Where a line in the listing contains the string "chart", copy that line out.

DATA FOR THIS EXERCISE.
--- start ---

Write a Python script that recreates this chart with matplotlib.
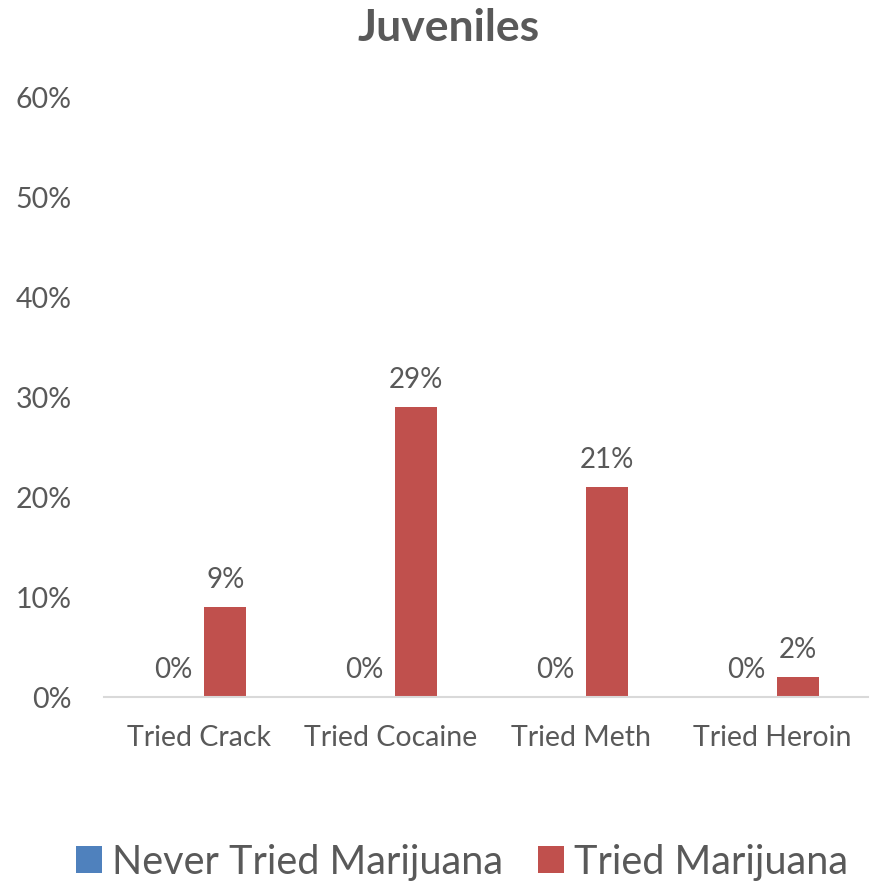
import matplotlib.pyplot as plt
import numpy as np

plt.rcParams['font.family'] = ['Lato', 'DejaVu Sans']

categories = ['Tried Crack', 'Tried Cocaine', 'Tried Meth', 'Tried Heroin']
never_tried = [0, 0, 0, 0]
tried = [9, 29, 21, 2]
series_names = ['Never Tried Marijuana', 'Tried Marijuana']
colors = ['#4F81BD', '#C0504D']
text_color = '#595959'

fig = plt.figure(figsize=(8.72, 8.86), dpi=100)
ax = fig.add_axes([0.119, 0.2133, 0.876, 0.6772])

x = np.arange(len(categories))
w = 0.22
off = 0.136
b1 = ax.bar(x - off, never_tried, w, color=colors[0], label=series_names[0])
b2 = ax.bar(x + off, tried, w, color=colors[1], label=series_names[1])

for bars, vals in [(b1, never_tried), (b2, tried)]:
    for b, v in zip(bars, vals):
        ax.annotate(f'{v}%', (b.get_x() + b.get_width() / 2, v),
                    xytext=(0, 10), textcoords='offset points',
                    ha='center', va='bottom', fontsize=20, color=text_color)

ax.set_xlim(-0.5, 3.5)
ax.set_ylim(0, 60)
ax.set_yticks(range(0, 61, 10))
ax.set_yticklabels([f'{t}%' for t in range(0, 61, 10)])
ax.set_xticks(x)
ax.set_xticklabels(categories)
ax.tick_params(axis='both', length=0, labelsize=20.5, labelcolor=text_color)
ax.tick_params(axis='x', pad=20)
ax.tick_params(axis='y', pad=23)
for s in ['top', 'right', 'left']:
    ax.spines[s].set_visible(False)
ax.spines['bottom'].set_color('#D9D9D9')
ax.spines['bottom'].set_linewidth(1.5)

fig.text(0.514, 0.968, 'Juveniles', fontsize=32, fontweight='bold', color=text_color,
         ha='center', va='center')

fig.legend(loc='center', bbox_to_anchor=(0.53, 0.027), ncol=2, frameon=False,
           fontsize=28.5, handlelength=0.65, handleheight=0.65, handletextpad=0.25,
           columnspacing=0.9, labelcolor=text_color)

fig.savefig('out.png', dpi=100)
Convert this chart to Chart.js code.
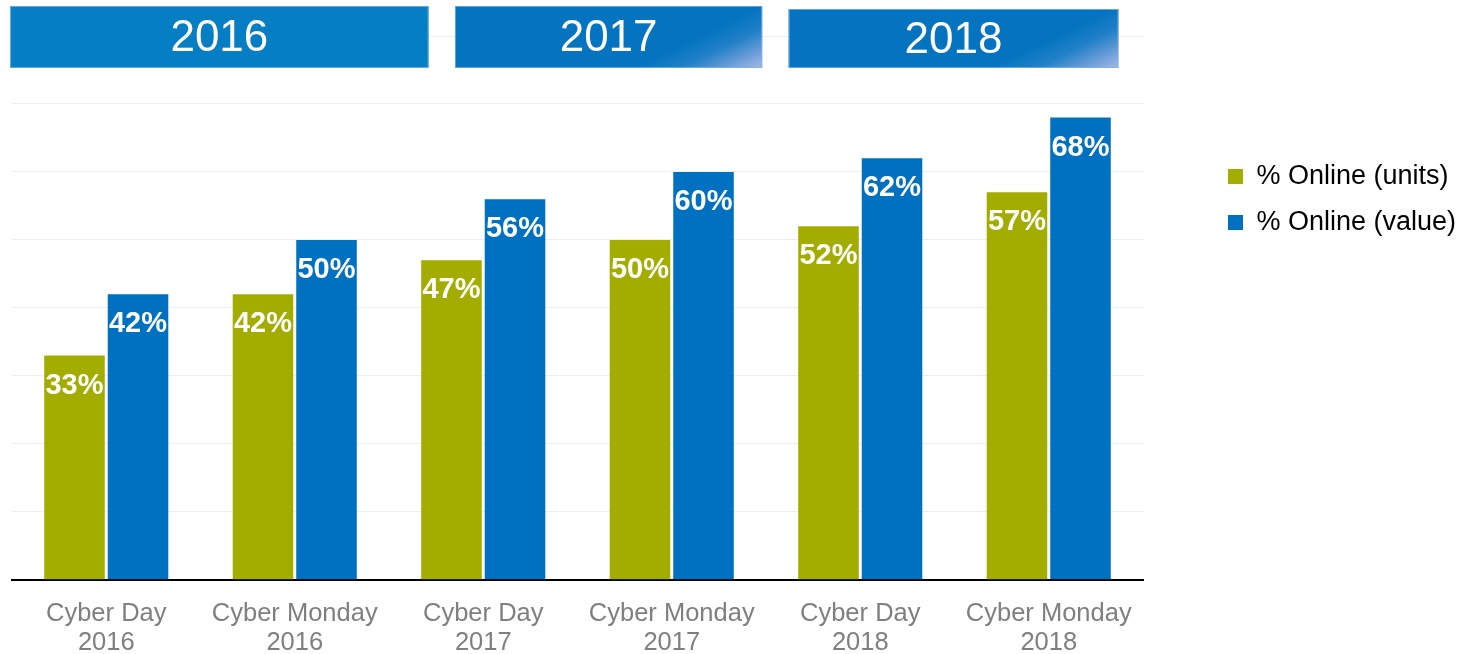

--- end ---

RESULT OF THIS TASK.
Write a Python script that recreates this chart with matplotlib.
Convert this chart to Chart.js code.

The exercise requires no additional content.